Perhaps the best known and most popular Tiki cocktail ever is the Mai Tai.

It was originally invented by another restauranteur namedTrader Vic in Oakland California in 1944. Don Beach later accused Trader Vic of stealing the recipe from him, saying that his punch, the Q.B. Cooler, which he invented in 1933, was suspiciously similar. But even if it was inspired by the Q.B. Cooler, they’re very different drinks and the Cooler has almost twice as many ingredients. Vic Bergeron later wrote in his book, "anyone who says I didn’t create this drink is a dirty stinker."

The Mai Tai became so popular that within a few years of its invention, the world ran out of the aged rum called for in the original recipe, so most recipes today call for a mix of light and dark rum.
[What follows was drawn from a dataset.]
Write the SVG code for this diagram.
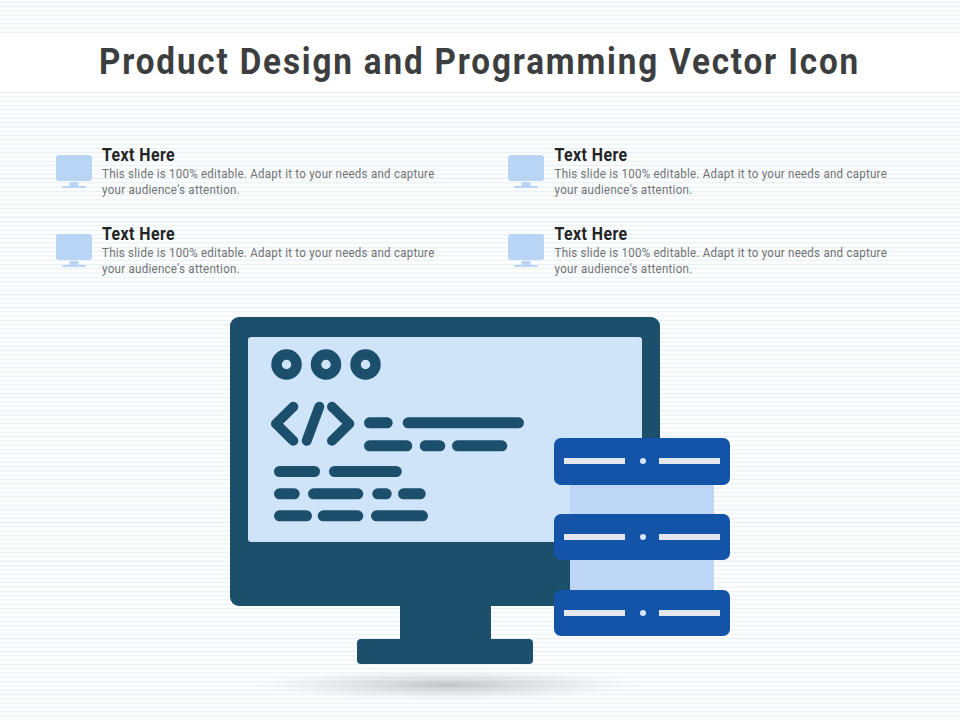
<svg xmlns="http://www.w3.org/2000/svg" width="960" height="720" viewBox="0 0 960 720">
<style>
.title{font:700 36px "Roboto","Liberation Sans",sans-serif;fill:#3d3e40;letter-spacing:2px}
.head{font:700 18.500px "Roboto","Liberation Sans",sans-serif;fill:#232426;letter-spacing:.5px}
.body{font:400 13.500px "Roboto","Liberation Sans",sans-serif;fill:#707275;letter-spacing:.3px}
.ic{fill:#b9d5f6}
.m{fill:#1b4f6b}
.b{fill:#1b4f6b}
.u{fill:#1454a8}
.l{fill:#e3e6ec}
.d{fill:#d8e6f8}
.code{fill:none;stroke:#1b4f6b;stroke-width:10;stroke-linecap:round;stroke-linejoin:round}
</style>
<defs>
<pattern id="st" patternUnits="userSpaceOnUse" width="8" height="4.3">
<rect width="8" height="4.3" fill="#ffffff"/>
<rect y="1.600" width="8" height="1.200" fill="#e6f0f5"/>
</pattern>
<radialGradient id="sh">
<stop offset="0" stop-color="#b4b6b8" stop-opacity=".8"/>
<stop offset=".5" stop-color="#c4c6c8" stop-opacity=".42"/>
<stop offset="1" stop-color="#d0d2d4" stop-opacity="0"/>
</radialGradient>
<g id="ico">
<rect class="ic" x="56" y="155" width="36" height="26" rx="3"/>
<rect class="ic" x="69.500" y="182" width="9" height="4"/>
<rect class="ic" x="62" y="186" width="24" height="2" rx="1"/>
</g>
</defs>
<rect id="bg" width="960" height="720" fill="url(#st)"/>
<rect id="band" y="33" width="960" height="58.500" fill="#ffffff"/>
<text id="title" class="title" x="99" y="74" textLength="761" lengthAdjust="spacingAndGlyphs">Product Design and Programming Vector Icon</text>

<g id="item-1"><use href="#ico"/>
<text class="head" x="102" y="161" textLength="73" lengthAdjust="spacingAndGlyphs">Text Here</text>
<text class="body" x="102" y="178" textLength="332.500" lengthAdjust="spacingAndGlyphs">This slide is 100% editable. Adapt it to your needs and capture</text>
<text class="body" x="102" y="194" textLength="138" lengthAdjust="spacingAndGlyphs">your audience's attention.</text></g>
<g id="item-2"><use href="#ico" x="452"/>
<text class="head" x="554.500" y="161" textLength="73" lengthAdjust="spacingAndGlyphs">Text Here</text>
<text class="body" x="554.500" y="178" textLength="332.500" lengthAdjust="spacingAndGlyphs">This slide is 100% editable. Adapt it to your needs and capture</text>
<text class="body" x="554.500" y="194" textLength="138" lengthAdjust="spacingAndGlyphs">your audience's attention.</text></g>
<g id="item-3"><use href="#ico" y="79"/>
<text class="head" x="102" y="240" textLength="73" lengthAdjust="spacingAndGlyphs">Text Here</text>
<text class="body" x="102" y="257" textLength="332.500" lengthAdjust="spacingAndGlyphs">This slide is 100% editable. Adapt it to your needs and capture</text>
<text class="body" x="102" y="273" textLength="138" lengthAdjust="spacingAndGlyphs">your audience's attention.</text></g>
<g id="item-4"><use href="#ico" x="452" y="79"/>
<text class="head" x="554.500" y="240" textLength="73" lengthAdjust="spacingAndGlyphs">Text Here</text>
<text class="body" x="554.500" y="257" textLength="332.500" lengthAdjust="spacingAndGlyphs">This slide is 100% editable. Adapt it to your needs and capture</text>
<text class="body" x="554.500" y="273" textLength="138" lengthAdjust="spacingAndGlyphs">your audience's attention.</text></g>

<ellipse id="shadow" cx="447" cy="685" rx="192" ry="15" fill="url(#sh)"/>

<g id="monitor">
<rect class="m" x="400" y="600" width="91" height="42"/>
<rect class="m" x="357" y="639" width="176" height="25" rx="4"/>
<rect class="m" x="230" y="317" width="430" height="289" rx="9"/>
<rect x="248" y="337" width="394" height="205" rx="3" fill="#cfe3f9"/>
<g fill="#cfe3f9" stroke="#1b4f6b" stroke-width="10.500">
<circle cx="286.500" cy="364.500" r="10"/>
<circle cx="326" cy="364.500" r="10"/>
<circle cx="365.500" cy="364.500" r="10"/>
</g>
<path class="code" d="M293.300 406.700L276 423.700L293.300 440.700M319.300 406.700L306.700 440.700M332 406.700L349.300 423.700L332 440.700"/>
<rect class="b" x="364" y="417.300" width="28.700" height="11" rx="5.500"/>
<rect class="b" x="402.700" y="417.300" width="121.300" height="11" rx="5.500"/>
<rect class="b" x="364" y="440.300" width="48.300" height="11" rx="5.500"/>
<rect class="b" x="419.700" y="440.300" width="25.600" height="11" rx="5.500"/>
<rect class="b" x="452" y="440.300" width="55.300" height="11" rx="5.500"/>
<rect class="b" x="274" y="466" width="46" height="11" rx="5.500"/>
<rect class="b" x="329" y="466" width="72.700" height="11" rx="5.500"/>
<rect class="b" x="274" y="488.300" width="25.700" height="11" rx="5.500"/>
<rect class="b" x="308" y="488.300" width="55.300" height="11" rx="5.500"/>
<rect class="b" x="372.300" y="488.300" width="19.400" height="11" rx="5.500"/>
<rect class="b" x="398" y="488.300" width="27.700" height="11" rx="5.500"/>
<rect class="b" x="274" y="510.300" width="38" height="11" rx="5.500"/>
<rect class="b" x="317.700" y="510.300" width="45.600" height="11" rx="5.500"/>
<rect class="b" x="371" y="510.300" width="57" height="11" rx="5.500"/>
</g>

<g id="server">
<rect x="570" y="480" width="144" height="115" fill="#bdd6f5"/>
<g id="unit-1"><rect class="u" x="554" y="438" width="176" height="47" rx="7"/>
<rect class="l" x="564" y="458" width="61" height="6"/><rect class="l" x="659" y="458" width="61" height="6"/><circle class="d" cx="643" cy="461" r="3"/></g>
<g id="unit-2"><rect class="u" x="554" y="514" width="176" height="46" rx="7"/>
<rect class="l" x="564" y="534" width="61" height="6"/><rect class="l" x="659" y="534" width="61" height="6"/><circle class="d" cx="643" cy="537" r="3"/></g>
<g id="unit-3"><rect class="u" x="554" y="590" width="176" height="46" rx="7"/>
<rect class="l" x="564" y="610" width="61" height="6"/><rect class="l" x="659" y="610" width="61" height="6"/><circle class="d" cx="643" cy="613" r="3"/></g>
</g>
</svg>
In the beginning, the Mai Tai was a simple and rum forward drink, but In 1953, a cruise company hired Vic Bergeron to oversee their cocktail menus at their hotels in Hawaii. He reworked the drink adding orange juice and pineapple juice to make it feel more Hawaiian and to sweeten the recipe, so it’d be more tourist friendly.

The Hawaiian version became even more popular than the original and now most people think that’s what a Mai Tai is supposed to taste like. Both versions are absolutely delicious, although they’re so different that they probably shouldn’t both have the same name.